Start Data extract

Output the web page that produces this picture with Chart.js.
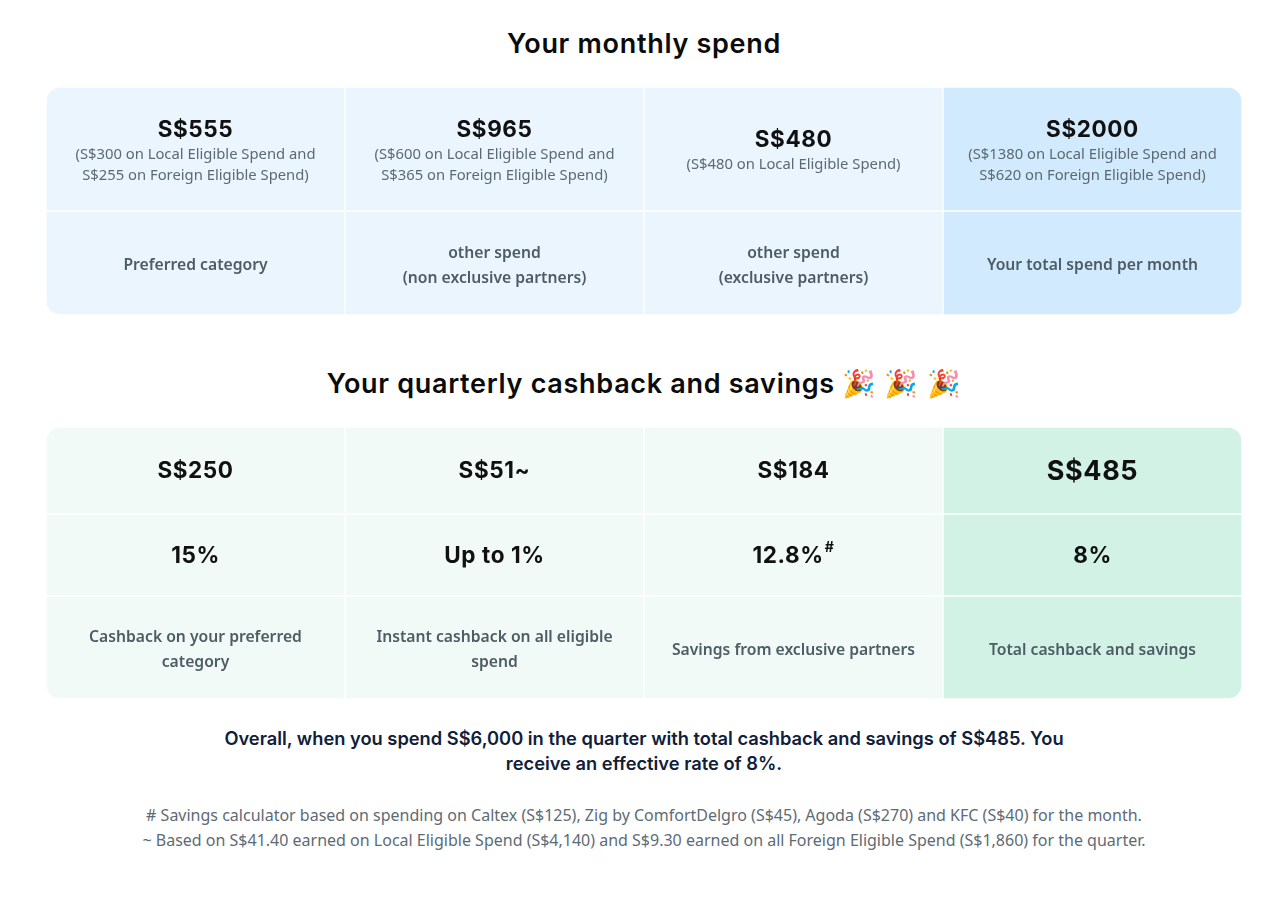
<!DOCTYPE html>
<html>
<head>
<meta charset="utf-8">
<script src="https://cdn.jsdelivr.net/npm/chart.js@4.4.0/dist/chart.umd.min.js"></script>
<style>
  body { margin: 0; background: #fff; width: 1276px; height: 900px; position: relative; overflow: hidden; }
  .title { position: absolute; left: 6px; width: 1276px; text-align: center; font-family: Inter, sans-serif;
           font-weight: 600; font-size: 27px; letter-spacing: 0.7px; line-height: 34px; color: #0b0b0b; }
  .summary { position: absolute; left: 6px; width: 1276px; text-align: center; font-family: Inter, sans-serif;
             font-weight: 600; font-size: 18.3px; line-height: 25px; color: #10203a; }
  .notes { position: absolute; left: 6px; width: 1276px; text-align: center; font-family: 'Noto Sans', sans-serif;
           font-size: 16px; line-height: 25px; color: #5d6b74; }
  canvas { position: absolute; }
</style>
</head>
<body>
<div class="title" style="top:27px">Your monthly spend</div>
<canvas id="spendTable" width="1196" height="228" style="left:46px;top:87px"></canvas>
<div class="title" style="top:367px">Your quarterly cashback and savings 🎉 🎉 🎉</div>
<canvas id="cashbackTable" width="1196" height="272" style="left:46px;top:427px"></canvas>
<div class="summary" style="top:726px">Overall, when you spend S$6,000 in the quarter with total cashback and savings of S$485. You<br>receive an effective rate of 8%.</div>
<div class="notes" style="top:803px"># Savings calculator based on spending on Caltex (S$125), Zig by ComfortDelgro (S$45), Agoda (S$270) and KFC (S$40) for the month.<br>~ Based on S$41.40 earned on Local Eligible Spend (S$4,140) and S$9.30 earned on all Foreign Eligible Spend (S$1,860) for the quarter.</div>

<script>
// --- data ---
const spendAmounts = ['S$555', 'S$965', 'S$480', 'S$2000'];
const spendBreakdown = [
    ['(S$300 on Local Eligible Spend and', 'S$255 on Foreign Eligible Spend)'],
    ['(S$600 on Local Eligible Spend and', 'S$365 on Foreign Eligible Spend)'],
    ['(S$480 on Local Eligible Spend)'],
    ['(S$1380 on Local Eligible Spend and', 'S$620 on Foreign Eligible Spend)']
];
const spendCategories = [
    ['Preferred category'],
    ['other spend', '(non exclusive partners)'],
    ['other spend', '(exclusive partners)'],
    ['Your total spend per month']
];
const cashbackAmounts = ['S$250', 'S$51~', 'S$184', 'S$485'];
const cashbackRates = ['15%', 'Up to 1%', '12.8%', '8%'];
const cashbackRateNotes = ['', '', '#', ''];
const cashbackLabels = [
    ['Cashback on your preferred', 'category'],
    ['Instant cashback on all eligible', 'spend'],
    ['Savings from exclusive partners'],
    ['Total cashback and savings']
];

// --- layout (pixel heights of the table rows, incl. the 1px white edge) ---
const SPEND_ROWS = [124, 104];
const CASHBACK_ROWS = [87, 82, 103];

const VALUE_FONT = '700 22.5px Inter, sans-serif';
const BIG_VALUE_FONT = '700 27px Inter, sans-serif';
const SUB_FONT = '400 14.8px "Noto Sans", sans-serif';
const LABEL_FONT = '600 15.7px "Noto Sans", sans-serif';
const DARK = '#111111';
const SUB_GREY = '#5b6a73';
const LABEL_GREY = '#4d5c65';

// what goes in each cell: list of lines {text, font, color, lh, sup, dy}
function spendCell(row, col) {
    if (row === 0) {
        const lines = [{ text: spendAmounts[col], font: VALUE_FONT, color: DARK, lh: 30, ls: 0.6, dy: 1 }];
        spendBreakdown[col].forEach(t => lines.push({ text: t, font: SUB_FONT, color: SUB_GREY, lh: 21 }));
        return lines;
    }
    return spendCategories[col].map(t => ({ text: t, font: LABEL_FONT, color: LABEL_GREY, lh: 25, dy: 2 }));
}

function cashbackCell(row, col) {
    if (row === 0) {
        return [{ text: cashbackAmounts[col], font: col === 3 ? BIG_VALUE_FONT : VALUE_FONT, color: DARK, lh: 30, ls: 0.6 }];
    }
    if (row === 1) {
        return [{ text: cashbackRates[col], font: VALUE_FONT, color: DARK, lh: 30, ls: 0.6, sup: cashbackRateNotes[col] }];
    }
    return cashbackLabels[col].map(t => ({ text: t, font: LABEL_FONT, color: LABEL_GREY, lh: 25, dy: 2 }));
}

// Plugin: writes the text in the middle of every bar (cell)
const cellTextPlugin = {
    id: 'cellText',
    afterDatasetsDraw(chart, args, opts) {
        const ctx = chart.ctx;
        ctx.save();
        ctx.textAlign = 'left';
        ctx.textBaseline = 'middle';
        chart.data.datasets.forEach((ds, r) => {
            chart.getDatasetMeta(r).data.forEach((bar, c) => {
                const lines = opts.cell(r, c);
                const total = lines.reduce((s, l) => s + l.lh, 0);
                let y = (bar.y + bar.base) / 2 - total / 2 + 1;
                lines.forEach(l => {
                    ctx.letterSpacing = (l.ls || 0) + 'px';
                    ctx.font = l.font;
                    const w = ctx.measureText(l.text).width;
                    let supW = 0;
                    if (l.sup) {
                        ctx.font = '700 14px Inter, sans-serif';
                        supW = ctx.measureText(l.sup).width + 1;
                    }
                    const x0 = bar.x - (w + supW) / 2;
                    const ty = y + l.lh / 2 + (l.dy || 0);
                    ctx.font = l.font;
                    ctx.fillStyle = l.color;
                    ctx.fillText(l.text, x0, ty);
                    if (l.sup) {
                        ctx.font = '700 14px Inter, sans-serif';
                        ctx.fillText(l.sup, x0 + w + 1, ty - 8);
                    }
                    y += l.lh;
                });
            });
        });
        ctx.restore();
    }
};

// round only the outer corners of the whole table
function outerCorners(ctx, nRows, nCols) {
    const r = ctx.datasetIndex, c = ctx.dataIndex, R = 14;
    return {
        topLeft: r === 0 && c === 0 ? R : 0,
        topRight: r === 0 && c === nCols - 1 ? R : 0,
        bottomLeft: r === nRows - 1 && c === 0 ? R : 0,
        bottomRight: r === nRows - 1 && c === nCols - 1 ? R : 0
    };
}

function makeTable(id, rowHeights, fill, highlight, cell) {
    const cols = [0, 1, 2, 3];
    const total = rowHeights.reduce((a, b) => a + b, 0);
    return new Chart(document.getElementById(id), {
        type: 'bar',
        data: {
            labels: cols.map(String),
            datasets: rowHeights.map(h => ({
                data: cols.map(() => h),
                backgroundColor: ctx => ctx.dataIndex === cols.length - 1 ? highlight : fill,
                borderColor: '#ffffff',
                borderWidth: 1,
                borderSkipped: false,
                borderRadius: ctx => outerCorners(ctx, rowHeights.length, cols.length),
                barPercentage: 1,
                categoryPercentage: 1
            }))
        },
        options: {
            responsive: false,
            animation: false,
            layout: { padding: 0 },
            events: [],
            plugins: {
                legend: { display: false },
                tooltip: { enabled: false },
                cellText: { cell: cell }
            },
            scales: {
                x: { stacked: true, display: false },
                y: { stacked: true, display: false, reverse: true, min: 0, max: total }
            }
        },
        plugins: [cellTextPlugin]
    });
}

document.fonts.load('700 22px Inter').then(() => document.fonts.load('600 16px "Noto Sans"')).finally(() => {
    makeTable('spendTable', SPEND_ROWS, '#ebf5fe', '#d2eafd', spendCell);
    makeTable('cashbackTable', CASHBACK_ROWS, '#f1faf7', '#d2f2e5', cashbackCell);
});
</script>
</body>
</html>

End Data extract

--- What this task involves ---
Using the listing above, locate the lines that hold "with" and copy each one.

--- Final result ---
Output the web page that produces this picture with Chart.js.
<div class="summary" style="top:726px">Overall, when you spend S$6,000 in the quarter with total cashback and savings of S$485. You<br>receive an effective rate of 8%.</div>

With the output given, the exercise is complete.